**SUPPLIED DATA**
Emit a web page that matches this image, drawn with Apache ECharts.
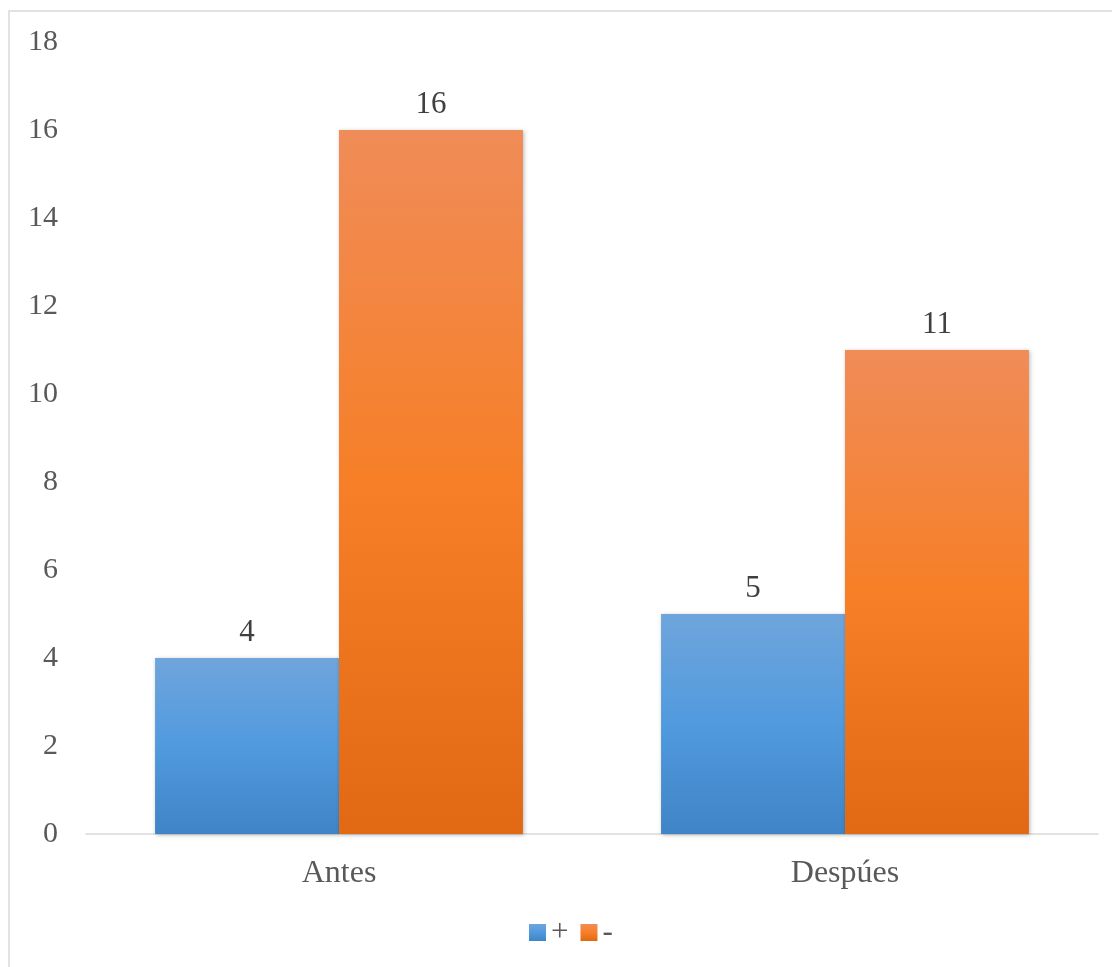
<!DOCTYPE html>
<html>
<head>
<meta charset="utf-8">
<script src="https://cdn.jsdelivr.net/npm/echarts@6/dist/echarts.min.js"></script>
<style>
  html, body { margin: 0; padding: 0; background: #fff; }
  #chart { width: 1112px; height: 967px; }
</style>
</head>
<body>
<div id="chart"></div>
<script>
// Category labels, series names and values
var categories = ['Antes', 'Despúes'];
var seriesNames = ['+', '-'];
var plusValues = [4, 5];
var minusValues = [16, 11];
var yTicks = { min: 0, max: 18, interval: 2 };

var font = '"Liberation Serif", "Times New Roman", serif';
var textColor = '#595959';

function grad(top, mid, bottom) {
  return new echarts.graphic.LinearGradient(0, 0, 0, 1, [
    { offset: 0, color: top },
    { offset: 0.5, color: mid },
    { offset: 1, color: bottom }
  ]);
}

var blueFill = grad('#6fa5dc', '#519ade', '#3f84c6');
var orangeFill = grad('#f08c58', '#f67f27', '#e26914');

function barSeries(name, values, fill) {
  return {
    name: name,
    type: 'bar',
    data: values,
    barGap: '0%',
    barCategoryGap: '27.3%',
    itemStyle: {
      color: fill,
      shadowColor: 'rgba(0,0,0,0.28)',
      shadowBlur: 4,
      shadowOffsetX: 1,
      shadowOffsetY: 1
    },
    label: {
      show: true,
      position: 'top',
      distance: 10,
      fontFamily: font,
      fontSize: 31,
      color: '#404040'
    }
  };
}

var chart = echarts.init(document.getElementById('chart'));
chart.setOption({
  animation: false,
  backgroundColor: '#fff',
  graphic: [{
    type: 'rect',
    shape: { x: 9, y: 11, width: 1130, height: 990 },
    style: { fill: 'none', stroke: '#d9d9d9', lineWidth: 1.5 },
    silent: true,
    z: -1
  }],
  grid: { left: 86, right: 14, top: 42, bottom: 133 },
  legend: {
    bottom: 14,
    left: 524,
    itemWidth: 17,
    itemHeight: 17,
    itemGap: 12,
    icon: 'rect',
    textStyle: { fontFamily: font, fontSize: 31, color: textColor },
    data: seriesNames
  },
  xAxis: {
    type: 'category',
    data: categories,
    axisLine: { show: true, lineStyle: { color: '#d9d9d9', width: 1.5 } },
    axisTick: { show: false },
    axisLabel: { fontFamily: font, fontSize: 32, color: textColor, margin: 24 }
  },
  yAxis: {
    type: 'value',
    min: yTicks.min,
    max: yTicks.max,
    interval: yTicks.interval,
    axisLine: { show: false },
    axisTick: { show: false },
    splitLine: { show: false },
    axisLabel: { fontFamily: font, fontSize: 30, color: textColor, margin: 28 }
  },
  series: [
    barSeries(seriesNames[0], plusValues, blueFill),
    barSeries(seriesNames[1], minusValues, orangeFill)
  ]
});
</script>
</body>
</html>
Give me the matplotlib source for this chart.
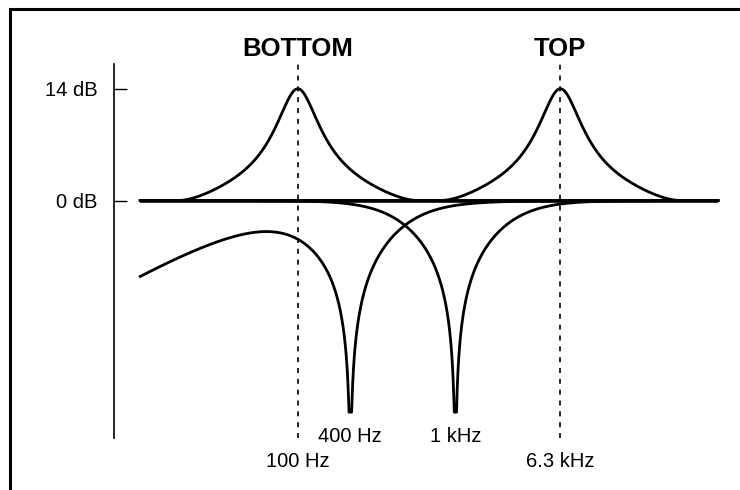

**EXERCISE**
Using the data above, write out every line exactly, leaving the images behind.

**ANSWER FOR THE TASK**
Emit a web page that matches this image, drawn with Apache ECharts.
<!DOCTYPE html>
<html>
<head>
<meta charset="utf-8">
<script src="https://cdn.jsdelivr.net/npm/echarts@6/dist/echarts.min.js"></script>
<style>
  html, body { margin: 0; padding: 0; background: #fff; }
  #chart { width: 1112px; height: 967px; }
</style>
</head>
<body>
<div id="chart"></div>
<script>
// Category labels, series names and values
var categories = ['Antes', 'Despúes'];
var seriesNames = ['+', '-'];
var plusValues = [4, 5];
var minusValues = [16, 11];
var yTicks = { min: 0, max: 18, interval: 2 };

var font = '"Liberation Serif", "Times New Roman", serif';
var textColor = '#595959';

function grad(top, mid, bottom) {
  return new echarts.graphic.LinearGradient(0, 0, 0, 1, [
    { offset: 0, color: top },
    { offset: 0.5, color: mid },
    { offset: 1, color: bottom }
  ]);
}

var blueFill = grad('#6fa5dc', '#519ade', '#3f84c6');
var orangeFill = grad('#f08c58', '#f67f27', '#e26914');

function barSeries(name, values, fill) {
  return {
    name: name,
    type: 'bar',
    data: values,
    barGap: '0%',
    barCategoryGap: '27.3%',
    itemStyle: {
      color: fill,
      shadowColor: 'rgba(0,0,0,0.28)',
      shadowBlur: 4,
      shadowOffsetX: 1,
      shadowOffsetY: 1
    },
    label: {
      show: true,
      position: 'top',
      distance: 10,
      fontFamily: font,
      fontSize: 31,
      color: '#404040'
    }
  };
}

var chart = echarts.init(document.getElementById('chart'));
chart.setOption({
  animation: false,
  backgroundColor: '#fff',
  graphic: [{
    type: 'rect',
    shape: { x: 9, y: 11, width: 1130, height: 990 },
    style: { fill: 'none', stroke: '#d9d9d9', lineWidth: 1.5 },
    silent: true,
    z: -1
  }],
  grid: { left: 86, right: 14, top: 42, bottom: 133 },
  legend: {
    bottom: 14,
    left: 524,
    itemWidth: 17,
    itemHeight: 17,
    itemGap: 12,
    icon: 'rect',
    textStyle: { fontFamily: font, fontSize: 31, color: textColor },
    data: seriesNames
  },
  xAxis: {
    type: 'category',
    data: categories,
    axisLine: { show: true, lineStyle: { color: '#d9d9d9', width: 1.5 } },
    axisTick: { show: false },
    axisLabel: { fontFamily: font, fontSize: 32, color: textColor, margin: 24 }
  },
  yAxis: {
    type: 'value',
    min: yTicks.min,
    max: yTicks.max,
    interval: yTicks.interval,
    axisLine: { show: false },
    axisTick: { show: false },
    splitLine: { show: false },
    axisLabel: { fontFamily: font, fontSize: 30, color: textColor, margin: 28 }
  },
  series: [
    barSeries(seriesNames[0], plusValues, blueFill),
    barSeries(seriesNames[1], minusValues, orangeFill)
  ]
});
</script>
</body>
</html>
Give me the matplotlib source for this chart.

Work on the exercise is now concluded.